In 2007 Risen received a letter from the Justice Department asking him for the sources he used for the CIA-Iran chapter of his book State of War. He was then subpoenaed to appear before a grand jury in January 2008. He fought the subpoena, and it expired in the summer of 2009. In what The New York Times called "a rare step," the Obama administration renewed the subpoena in 2010. In 2011, Risen wrote a detailed response to the subpoena, describing his reasons for refusing to reveal his sources, the public impact of his work, and his experiences with the Bush administration.

In July, 2013, the US Court of Appeals for the Fourth Circuit ruled that Risen must testify in the trial of Jeffrey Sterling. The court wrote, “so long as the subpoena is issued in good faith and is based on a legitimate need of law enforcement, the government need not make any special showing to obtain evidence of criminal conduct from a reporter in a criminal proceeding." Judge Roger Gregory dissented, writing "The majority exalts the interests of the government while unduly trampling those of the press, and in doing so, severely impinges on the press and the free flow of information in our society."

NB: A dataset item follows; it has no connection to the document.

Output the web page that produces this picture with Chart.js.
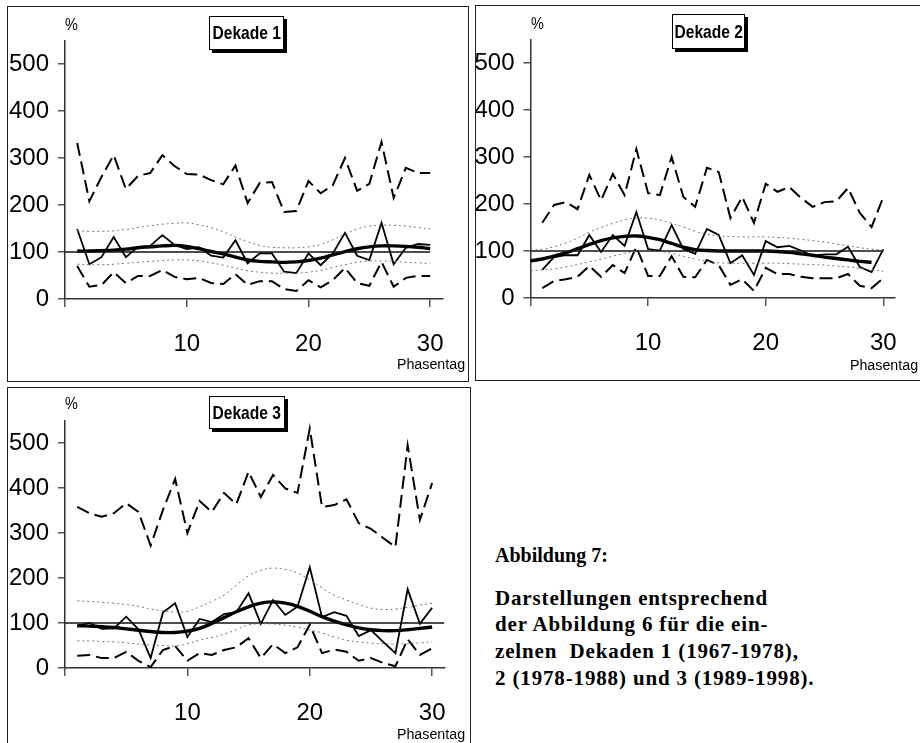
<!DOCTYPE html>
<html>
<head>
<meta charset="utf-8">
<script src="https://cdn.jsdelivr.net/npm/chart.js@4/dist/chart.umd.min.js"></script>
<style>
  html, body { margin: 0; padding: 0; background: #fff; }
  body { width: 920px; height: 743px; position: relative; overflow: hidden; }
  .panel { position: absolute; border: 1.5px solid #222; box-sizing: border-box; }
  canvas { position: absolute; }
  .lbl { position: absolute; font-family: 'Liberation Sans', Arial, sans-serif; color: #000; line-height: 1; white-space: nowrap; }
  .pct { font-size: 17px; transform: scaleX(0.85); transform-origin: left center; }
  .phase { font-size: 15.5px; transform: scaleX(0.92); transform-origin: right center; }
  .tbox { position: absolute; border: 1px solid #000; background: #fff; box-shadow: 3px 3px 0 #000;
          font-family: 'Liberation Sans', Arial, sans-serif; font-weight: bold; font-size: 19px;
          display: flex; align-items: center; justify-content: center; box-sizing: border-box; white-space: nowrap; overflow: visible; }
  .tbox span { display: inline-block; transform: scaleX(0.82); transform-origin: center center; }
  .caption { position: absolute; left: 495px; top: 542px; font-family: 'Liberation Serif', 'Times New Roman', serif;
             font-weight: bold; font-size: 20px; line-height: 26.7px; color: #000; white-space: nowrap; }
  .caption .sp { font-size: 21px; letter-spacing: 0.85px; }
</style>
</head>
<body>
<div class="panel" style="left:7px; top:6px; width:462px; height:376px;"></div>
<div class="panel" style="left:475px; top:5px; width:460px; height:376px;"></div>
<div class="panel" style="left:7px; top:387px; width:464px; height:380px;"></div>

<canvas id="c1" width="459" height="373" style="left:8px; top:7px;"></canvas>
<canvas id="c2" width="444" height="373" style="left:476px; top:6px;"></canvas>
<canvas id="c3" width="461" height="355" style="left:8px; top:388px;"></canvas>

<div class="lbl pct" style="left:65px; top:16px;">%</div>
<div class="lbl pct" style="left:531px; top:15px;">%</div>
<div class="lbl pct" style="left:65px; top:395px;">%</div>

<div class="lbl phase" style="right:455px; top:356px;">Phasentag</div>
<div class="lbl phase" style="right:2px; top:357px;">Phasentag</div>
<div class="lbl phase" style="right:455px; top:726px;">Phasentag</div>

<div class="tbox" style="left:209px; top:16px; width:75px; height:34px;"><span>Dekade 1</span></div>
<div class="tbox" style="left:672px; top:14px; width:73px; height:35px;"><span>Dekade 2</span></div>
<div class="tbox" style="left:209px; top:396px; width:76px; height:33px;"><span>Dekade 3</span></div>

<div class="caption">
  <div>Abbildung 7:</div>
  <div style="height:16px"></div>
  <div class="sp">Darstellungen entsprechend</div>
  <div class="sp">der Abbildung 6 für die ein-</div>
  <div class="sp">zelnen&nbsp; Dekaden 1 (1967-1978),</div>
  <div class="sp">2 (1978-1988) und 3 (1989-1998).</div>
</div>

<script>
// ---------- Data ----------
const days = [1,2,3,4,5,6,7,8,9,10,11,12,13,14,15,16,17,18,19,20,21,22,23,24,25,26,27,28,29,30];
const days0 = [0,1,2,3,4,5,6,7,8,9,10,11,12,13,14,15,16,17,18,19,20,21,22,23,24,25,26,27,28,29,30];
const days0to29 = [0,1,2,3,4,5,6,7,8,9,10,11,12,13,14,15,16,17,18,19,20,21,22,23,24,25,26,27,28,29];

const xTickValues = [0, 10, 20, 30];
const xTickLabels = ['', '10', '20', '30'];
const yTickValues = [0, 100, 200, 300, 400, 500];
const yTickLabels = ['0', '100', '200', '300', '400', '500'];

const refDays = [0, 30];
const refDays3 = [0, 31];
const refValues = [100, 100];

// Dekade 1
const d1Max  = [332,208,260,306,234,262,268,306,283,266,265,253,244,284,204,247,249,185,187,251,225,242,300,230,245,334,215,279,268,268];
const d1Min  = [70,26,30,57,34,49,49,62,47,42,45,34,32,53,30,38,38,21,17,40,25,40,66,34,28,79,26,45,49,49];
const d1Mean = [149,74,89,132,89,111,113,136,115,106,110,92,88,125,76,97,97,58,55,97,72,97,141,92,83,162,74,109,117,115];
const d1Fit  = [102,102,103,104,106,109,111,113,114,112,107,101,96,89,83,80,79,78,79,82,87,94,101,107,111,113,113,112,110,107];
const d1Upper= [145,144,144,145,148,152,156,159,161,162,158,152,143,132,122,114,110,109,109,111,116,126,138,149,155,157,157,155,152,149];
const d1Lower= [74,73,73,74,76,78,80,82,83,83,81,77,72,66,60,57,55,55,55,57,61,67,73,78,81,81,80,78,77,76];

// Dekade 2
const d2Max  = [160,198,204,189,262,208,264,219,317,223,219,300,215,194,277,268,170,215,160,243,226,236,213,194,204,206,234,181,151,215];
const d2Min  = [21,36,40,45,68,45,70,53,109,47,47,89,45,44,81,70,28,40,15,64,51,51,45,42,42,42,51,26,21,42];
const d2Mean = [60,87,91,91,134,98,134,111,183,104,101,155,104,94,147,134,74,91,49,121,108,111,101,90,93,93,109,66,55,104];
const d2Fit  = [79,83,89,96,105,114,122,128,131,132,129,124,116,108,103,101,100,100,100,100,100,99,97,94,91,87,84,81,78,76];
const d2Upper= [102,104,109,117,127,140,150,159,166,170,170,166,159,151,142,136,132,131,130,130,130,129,127,125,122,119,115,111,107,104,102];
const d2Lower= [58,60,62,66,71,77,83,89,95,99,100,99,95,89,83,78,75,74,74,74,74,74,73,72,71,70,68,66,63,60,57];

// Dekade 3
const d3Max  = [358,344,336,344,366,347,272,351,420,300,371,347,389,364,436,380,429,399,389,532,358,362,375,322,309,289,269,495,329,411];
const d3Min  = [27,29,22,22,36,16,2,40,49,16,33,29,40,46,66,22,53,33,46,96,33,41,36,16,22,11,4,64,29,44];
const d3Mean = [93,100,87,88,114,86,22,123,144,69,109,102,120,124,166,98,151,118,136,224,113,124,116,71,84,58,33,175,98,134];
const d3Fit  = [94,93,92,90,87,84,81,79,79,82,88,99,112,125,136,144,147,144,137,126,114,104,96,89,85,83,83,85,88,91];
const d3Upper= [149,148,146,144,141,137,131,127,124,126,136,148,162,184,205,217,222,219,211,196,178,162,151,141,133,130,131,135,140,144];
const d3Lower= [60,60,59,58,56,53,51,50,49,54,62,68,75,85,96,98,98,95,91,85,78,69,62,58,55,54,53,54,56,58];

// ---------- Helpers ----------
const pts = (xs, ys) => ys.map((y, i) => ({ x: xs[i], y: y }));
const FONT = "'Liberation Sans', Arial, sans-serif";

function makeDatasets(p) {
  return [
    { data: pts(p.bandDays, p.upper), borderColor: '#777', borderWidth: 1, borderDash: [2, 3], tension: 0.4 },
    { data: pts(p.bandDays, p.lower), borderColor: '#777', borderWidth: 1, borderDash: [2, 3], tension: 0.4 },
    { data: pts(p.refDays, refValues), borderColor: '#111', borderWidth: 1.3 },
    { data: pts(days, p.max), borderColor: '#000', borderWidth: 2, borderDash: [13, 6] },
    { data: pts(days, p.min), borderColor: '#000', borderWidth: 2, borderDash: [13, 6] },
    { data: pts(days, p.mean), borderColor: '#000', borderWidth: 1.8 },
    { data: pts(p.fitDays, p.fit), borderColor: '#000', borderWidth: 3.4, tension: 0.4 }
  ];
}

function makeChart(id, p) {
  new Chart(document.getElementById(id), {
    type: 'line',
    data: { datasets: makeDatasets(p) },
    options: {
      responsive: false,
      animation: false,
      devicePixelRatio: 1,
      layout: { padding: { top: p.padTop, right: p.padRight, left: 0, bottom: 0 } },
      plugins: { legend: { display: false }, tooltip: { enabled: false } },
      elements: { point: { radius: 0 }, line: { fill: false, borderCapStyle: 'butt' } },
      scales: {
        x: {
          type: 'linear', min: 0, max: 31,
          afterBuildTicks: s => { s.ticks = xTickValues.map(v => ({ value: v })); },
          afterFit: s => { s.height = p.xH; },
          ticks: {
            autoSkip: false, maxRotation: 0, color: '#000', padding: p.xPad,
            font: { family: FONT, size: 24 },
            callback: v => xTickLabels[xTickValues.indexOf(v)]
          },
          grid: { drawOnChartArea: false, drawTicks: true, tickLength: 8, color: '#555', lineWidth: 1.5 },
          border: { display: true, color: '#333', width: 1.5 }
        },
        y: {
          type: 'linear', min: 0, max: 550,
          afterBuildTicks: s => { s.ticks = yTickValues.map(v => ({ value: v })); },
          afterFit: s => { s.width = p.yW; },
          ticks: {
            autoSkip: false, color: '#000', padding: 9,
            font: { family: FONT, size: 24 },
            callback: v => yTickLabels[yTickValues.indexOf(v)]
          },
          grid: { drawOnChartArea: false, drawTicks: true, tickLength: 7, color: '#555', lineWidth: 1.5 },
          border: { display: true, color: '#333', width: 1.5 }
        }
      }
    }
  });
}

makeChart('c1', { max: d1Max, min: d1Min, mean: d1Mean, fit: d1Fit, fitDays: days, upper: d1Upper, lower: d1Lower,
  bandDays: days, refDays: refDays, padTop: 33.5, padRight: 14, xH: 81, yW: 57, xPad: 23 });
makeChart('c2', { max: d2Max, min: d2Min, mean: d2Mean, fit: d2Fit, fitDays: days0to29, upper: d2Upper, lower: d2Lower,
  bandDays: days0, refDays: refDays, padTop: 33.5, padRight: 10, xH: 81, yW: 54.5, xPad: 23 });
makeChart('c3', { max: d3Max, min: d3Min, mean: d3Mean, fit: d3Fit, fitDays: days, upper: d3Upper, lower: d3Lower,
  bandDays: days, refDays: refDays3, padTop: 32.5, padRight: 16, xH: 75, yW: 57, xPad: 23 });
</script>
</body>
</html>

The Supreme Court rejected his appeal in June 2014, leaving Risen having to testify or go to jail. He stated that he would continue to refuse to testify and was willing to go to jail.

In October 2014, Attorney General Eric Holder, speaking at a Washington, D.C. event, stated “no reporter’s going to jail as long as I’m attorney general.”

In early 2015, Risen attended a pre-trial hearing, where he confirmed that he would not testify. Risen was then excused from testifying, ending a seven-year legal fight over whether he would identify his confidential sources.

==Wen Ho Lee and civil lawsuit==
In an article that Risen co-wrote with Jeff Gerth for The New York Times that appeared on March 6, 1999, they allege that "a Los Alamos computer scientist who is Chinese-American" had stolen nuclear secrets for China.

The suspect, later identified as Wen Ho Lee, pleaded guilty to a single charge of improper handling of national defense information, the 58 other counts against him were dropped, and he was released from jail on September 13, 2000. No espionage charges were ever proven. The judge apologized to Lee for believing the government and putting him in pretrial solitary confinement for months.

On September 26, 2000, The New York Times apologized for significant errors in reporting of the case. Lee and Helen Zia would later write a book, My Country Versus Me, in which he described Risen and Gerth's work as a "hatchet job on me, and a sloppy one at that", and he points out numerous factual errors in Risen and Gerth's reporting. The New York Times was one of five newspapers, including the Los Angeles Times, which jointly agreed to pay damages to settle a lawsuit concerning their coverage of the case and invasion of privacy.

==Bibliography==
- Books
- Bearden, Milton, and James Risen. The Main Enemy: The Inside Story of the CIA's Final Showdown with the KGB. New York: Random House, 2004. ISBN 0-345-47250-0 (10). ISBN 978-0-345-47250-2 (13). (Also available as an E-book.)
- Risen, James. State of War: The Secret History of the CIA and the Bush Administration. New York: Simon & Schuster (Free Press imprint), 2006. ISBN 0-7432-7066-5 (10). ISBN 978-0-7432-7066-3 (13).
- Risen, James, and Judy Thomas. Wrath of Angels: The American Abortion War. Perseus Publishing, 1999. ISBN 978-0-465-09273-4 (13).
- Risen, James. Pay Any Price: Greed, Power, and Endless War. Houghton Mifflin Harcourt, 2014. ISBN 978-0-5443-4141-8.